** START **

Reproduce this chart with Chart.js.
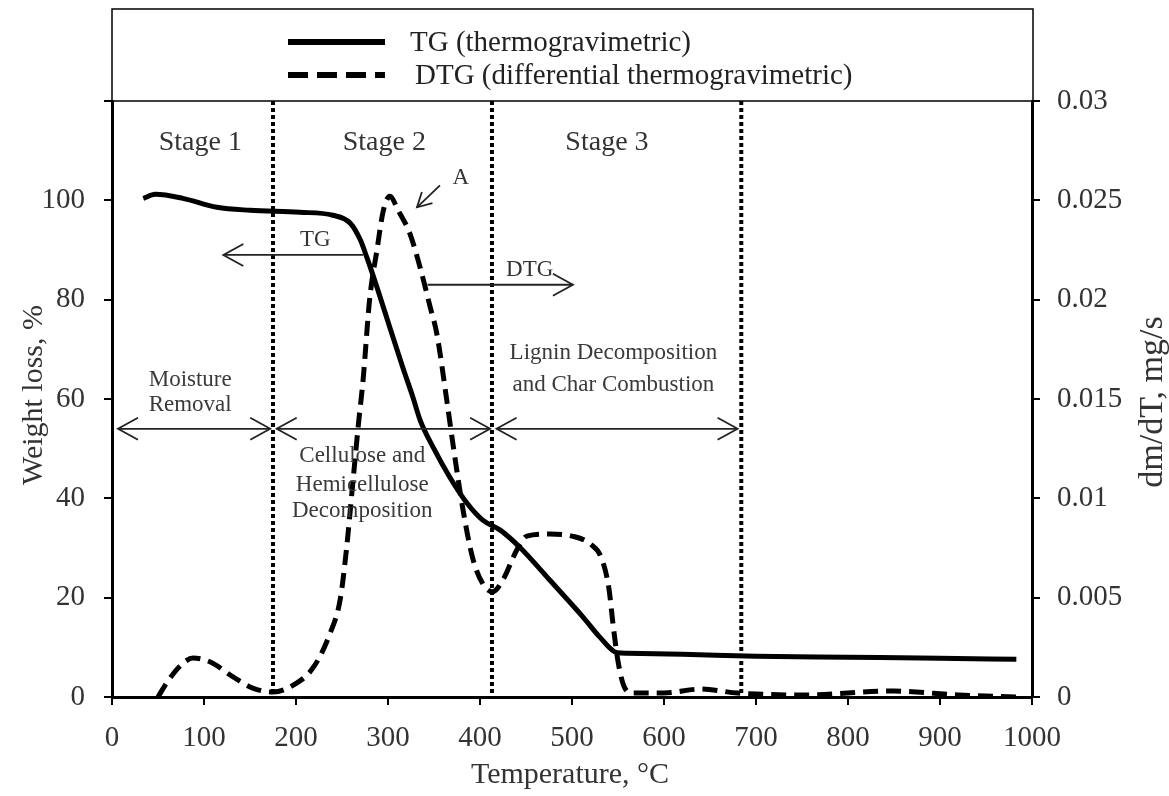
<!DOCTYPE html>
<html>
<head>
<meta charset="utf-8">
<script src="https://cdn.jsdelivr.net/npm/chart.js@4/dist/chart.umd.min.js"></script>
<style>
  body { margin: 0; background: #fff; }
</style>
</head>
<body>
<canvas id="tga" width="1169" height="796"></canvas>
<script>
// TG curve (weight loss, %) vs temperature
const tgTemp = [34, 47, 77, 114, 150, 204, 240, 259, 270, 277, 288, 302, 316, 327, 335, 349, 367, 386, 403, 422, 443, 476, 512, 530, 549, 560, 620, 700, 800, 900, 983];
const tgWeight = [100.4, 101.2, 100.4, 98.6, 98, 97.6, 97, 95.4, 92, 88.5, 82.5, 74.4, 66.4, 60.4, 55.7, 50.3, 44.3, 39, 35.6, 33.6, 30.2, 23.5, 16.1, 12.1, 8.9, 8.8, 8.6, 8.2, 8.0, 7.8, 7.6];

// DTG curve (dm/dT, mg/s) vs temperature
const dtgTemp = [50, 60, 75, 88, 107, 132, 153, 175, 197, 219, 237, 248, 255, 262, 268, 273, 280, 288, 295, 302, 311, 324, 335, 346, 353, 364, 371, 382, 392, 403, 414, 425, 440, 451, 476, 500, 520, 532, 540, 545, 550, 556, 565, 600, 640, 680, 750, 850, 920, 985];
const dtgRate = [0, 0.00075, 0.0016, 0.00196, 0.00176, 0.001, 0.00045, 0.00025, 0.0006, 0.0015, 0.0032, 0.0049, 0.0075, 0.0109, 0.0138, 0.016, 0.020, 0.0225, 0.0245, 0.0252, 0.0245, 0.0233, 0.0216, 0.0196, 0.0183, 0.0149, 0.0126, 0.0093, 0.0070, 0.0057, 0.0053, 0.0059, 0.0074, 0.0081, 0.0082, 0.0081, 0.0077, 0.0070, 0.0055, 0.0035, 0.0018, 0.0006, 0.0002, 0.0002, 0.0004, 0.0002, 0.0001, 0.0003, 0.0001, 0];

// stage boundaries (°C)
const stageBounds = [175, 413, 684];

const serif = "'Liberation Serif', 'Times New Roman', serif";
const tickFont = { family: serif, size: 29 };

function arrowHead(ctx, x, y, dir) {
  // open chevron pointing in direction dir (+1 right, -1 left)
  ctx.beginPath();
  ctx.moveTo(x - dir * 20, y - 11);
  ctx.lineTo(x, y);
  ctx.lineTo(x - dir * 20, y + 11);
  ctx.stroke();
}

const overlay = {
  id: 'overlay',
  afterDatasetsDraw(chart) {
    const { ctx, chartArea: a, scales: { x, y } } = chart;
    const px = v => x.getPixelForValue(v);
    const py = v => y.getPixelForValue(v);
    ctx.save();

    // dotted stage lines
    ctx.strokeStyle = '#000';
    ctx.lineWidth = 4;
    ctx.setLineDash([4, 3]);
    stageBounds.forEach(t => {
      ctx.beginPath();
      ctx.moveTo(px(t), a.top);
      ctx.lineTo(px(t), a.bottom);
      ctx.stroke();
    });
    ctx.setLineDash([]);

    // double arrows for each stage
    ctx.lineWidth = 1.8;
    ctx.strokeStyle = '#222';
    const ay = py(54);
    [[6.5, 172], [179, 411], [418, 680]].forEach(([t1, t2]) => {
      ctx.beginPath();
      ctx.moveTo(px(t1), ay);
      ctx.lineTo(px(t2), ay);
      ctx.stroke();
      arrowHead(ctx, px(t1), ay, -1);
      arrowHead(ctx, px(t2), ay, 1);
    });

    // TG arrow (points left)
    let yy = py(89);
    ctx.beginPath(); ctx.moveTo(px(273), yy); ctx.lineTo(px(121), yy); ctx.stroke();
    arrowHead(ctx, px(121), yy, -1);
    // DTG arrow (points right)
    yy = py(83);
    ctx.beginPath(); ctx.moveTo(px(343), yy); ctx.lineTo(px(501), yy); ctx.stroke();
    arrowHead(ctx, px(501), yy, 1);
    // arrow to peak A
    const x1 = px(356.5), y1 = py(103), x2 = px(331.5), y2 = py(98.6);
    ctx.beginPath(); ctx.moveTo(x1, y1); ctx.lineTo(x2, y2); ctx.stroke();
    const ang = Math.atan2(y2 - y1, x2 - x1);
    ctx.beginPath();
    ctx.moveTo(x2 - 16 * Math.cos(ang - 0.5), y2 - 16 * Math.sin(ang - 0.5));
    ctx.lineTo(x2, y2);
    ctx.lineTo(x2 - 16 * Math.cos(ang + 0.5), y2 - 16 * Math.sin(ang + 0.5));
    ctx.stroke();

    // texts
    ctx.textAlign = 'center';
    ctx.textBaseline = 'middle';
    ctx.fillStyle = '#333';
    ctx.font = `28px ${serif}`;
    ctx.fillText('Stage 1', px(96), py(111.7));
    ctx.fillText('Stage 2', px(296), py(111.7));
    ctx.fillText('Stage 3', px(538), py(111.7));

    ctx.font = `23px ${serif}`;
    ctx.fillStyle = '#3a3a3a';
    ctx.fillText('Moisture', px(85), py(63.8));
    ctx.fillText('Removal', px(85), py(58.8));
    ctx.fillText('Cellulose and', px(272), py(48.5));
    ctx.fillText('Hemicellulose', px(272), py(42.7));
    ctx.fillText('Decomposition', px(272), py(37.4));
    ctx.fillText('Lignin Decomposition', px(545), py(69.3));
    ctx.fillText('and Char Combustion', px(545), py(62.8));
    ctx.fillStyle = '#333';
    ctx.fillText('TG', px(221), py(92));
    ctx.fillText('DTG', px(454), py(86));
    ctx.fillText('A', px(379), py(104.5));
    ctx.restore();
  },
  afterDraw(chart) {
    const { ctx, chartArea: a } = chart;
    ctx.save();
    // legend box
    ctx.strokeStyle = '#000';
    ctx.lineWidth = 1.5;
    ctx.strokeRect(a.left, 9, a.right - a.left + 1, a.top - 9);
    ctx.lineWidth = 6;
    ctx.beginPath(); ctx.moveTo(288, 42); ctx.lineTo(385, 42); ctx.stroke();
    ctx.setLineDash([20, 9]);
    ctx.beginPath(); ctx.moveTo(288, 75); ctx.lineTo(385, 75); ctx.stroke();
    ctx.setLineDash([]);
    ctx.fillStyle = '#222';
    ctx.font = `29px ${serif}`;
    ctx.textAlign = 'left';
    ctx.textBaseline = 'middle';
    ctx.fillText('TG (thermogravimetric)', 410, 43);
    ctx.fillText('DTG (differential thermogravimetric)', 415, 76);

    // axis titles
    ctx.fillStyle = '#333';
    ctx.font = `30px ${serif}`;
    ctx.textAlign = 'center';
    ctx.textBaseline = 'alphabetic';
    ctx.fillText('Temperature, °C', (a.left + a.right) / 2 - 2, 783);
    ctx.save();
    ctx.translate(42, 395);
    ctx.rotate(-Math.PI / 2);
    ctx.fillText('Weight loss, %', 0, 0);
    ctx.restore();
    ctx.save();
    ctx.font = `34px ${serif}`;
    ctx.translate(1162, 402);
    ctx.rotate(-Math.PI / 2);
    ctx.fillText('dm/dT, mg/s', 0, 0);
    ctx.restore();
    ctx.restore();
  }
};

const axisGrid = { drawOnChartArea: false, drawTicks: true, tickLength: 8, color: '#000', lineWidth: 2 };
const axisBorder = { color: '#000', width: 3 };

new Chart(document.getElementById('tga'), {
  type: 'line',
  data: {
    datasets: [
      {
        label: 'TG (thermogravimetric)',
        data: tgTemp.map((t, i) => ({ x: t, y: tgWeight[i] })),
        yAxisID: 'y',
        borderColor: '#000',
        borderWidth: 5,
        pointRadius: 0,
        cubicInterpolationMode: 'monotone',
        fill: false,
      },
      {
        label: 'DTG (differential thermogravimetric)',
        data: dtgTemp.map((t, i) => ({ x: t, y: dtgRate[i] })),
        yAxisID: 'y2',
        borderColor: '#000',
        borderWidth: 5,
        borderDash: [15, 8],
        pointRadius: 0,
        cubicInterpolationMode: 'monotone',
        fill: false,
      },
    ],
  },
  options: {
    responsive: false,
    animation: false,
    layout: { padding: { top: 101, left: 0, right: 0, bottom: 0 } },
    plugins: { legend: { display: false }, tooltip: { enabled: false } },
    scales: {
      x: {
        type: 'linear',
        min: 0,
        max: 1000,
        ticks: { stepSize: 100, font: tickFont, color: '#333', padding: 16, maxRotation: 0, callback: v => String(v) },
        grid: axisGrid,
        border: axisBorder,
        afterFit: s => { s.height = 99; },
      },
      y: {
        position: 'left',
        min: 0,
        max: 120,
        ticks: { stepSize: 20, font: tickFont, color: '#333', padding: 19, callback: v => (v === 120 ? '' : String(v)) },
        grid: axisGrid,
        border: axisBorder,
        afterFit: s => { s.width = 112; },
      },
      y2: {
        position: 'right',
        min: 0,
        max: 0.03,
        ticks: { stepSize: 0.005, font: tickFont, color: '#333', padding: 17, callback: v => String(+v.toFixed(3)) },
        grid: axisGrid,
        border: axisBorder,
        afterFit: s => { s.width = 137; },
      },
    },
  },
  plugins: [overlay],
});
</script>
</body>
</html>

** END **

_Short problem_
Write out again, exactly, the lines from the start of the listing up to the line containing "0.0003, 0.0001, 0];", with both ends and without pictures.

_Result of this exercise_
Reproduce this chart with Chart.js.
<!DOCTYPE html>
<html>
<head>
<meta charset="utf-8">
<script src="https://cdn.jsdelivr.net/npm/chart.js@4/dist/chart.umd.min.js"></script>
<style>
  body { margin: 0; background: #fff; }
</style>
</head>
<body>
<canvas id="tga" width="1169" height="796"></canvas>
<script>
// TG curve (weight loss, %) vs temperature
const tgTemp = [34, 47, 77, 114, 150, 204, 240, 259, 270, 277, 288, 302, 316, 327, 335, 349, 367, 386, 403, 422, 443, 476, 512, 530, 549, 560, 620, 700, 800, 900, 983];
const tgWeight = [100.4, 101.2, 100.4, 98.6, 98, 97.6, 97, 95.4, 92, 88.5, 82.5, 74.4, 66.4, 60.4, 55.7, 50.3, 44.3, 39, 35.6, 33.6, 30.2, 23.5, 16.1, 12.1, 8.9, 8.8, 8.6, 8.2, 8.0, 7.8, 7.6];

// DTG curve (dm/dT, mg/s) vs temperature
const dtgTemp = [50, 60, 75, 88, 107, 132, 153, 175, 197, 219, 237, 248, 255, 262, 268, 273, 280, 288, 295, 302, 311, 324, 335, 346, 353, 364, 371, 382, 392, 403, 414, 425, 440, 451, 476, 500, 520, 532, 540, 545, 550, 556, 565, 600, 640, 680, 750, 850, 920, 985];
const dtgRate = [0, 0.00075, 0.0016, 0.00196, 0.00176, 0.001, 0.00045, 0.00025, 0.0006, 0.0015, 0.0032, 0.0049, 0.0075, 0.0109, 0.0138, 0.016, 0.020, 0.0225, 0.0245, 0.0252, 0.0245, 0.0233, 0.0216, 0.0196, 0.0183, 0.0149, 0.0126, 0.0093, 0.0070, 0.0057, 0.0053, 0.0059, 0.0074, 0.0081, 0.0082, 0.0081, 0.0077, 0.0070, 0.0055, 0.0035, 0.0018, 0.0006, 0.0002, 0.0002, 0.0004, 0.0002, 0.0001, 0.0003, 0.0001, 0];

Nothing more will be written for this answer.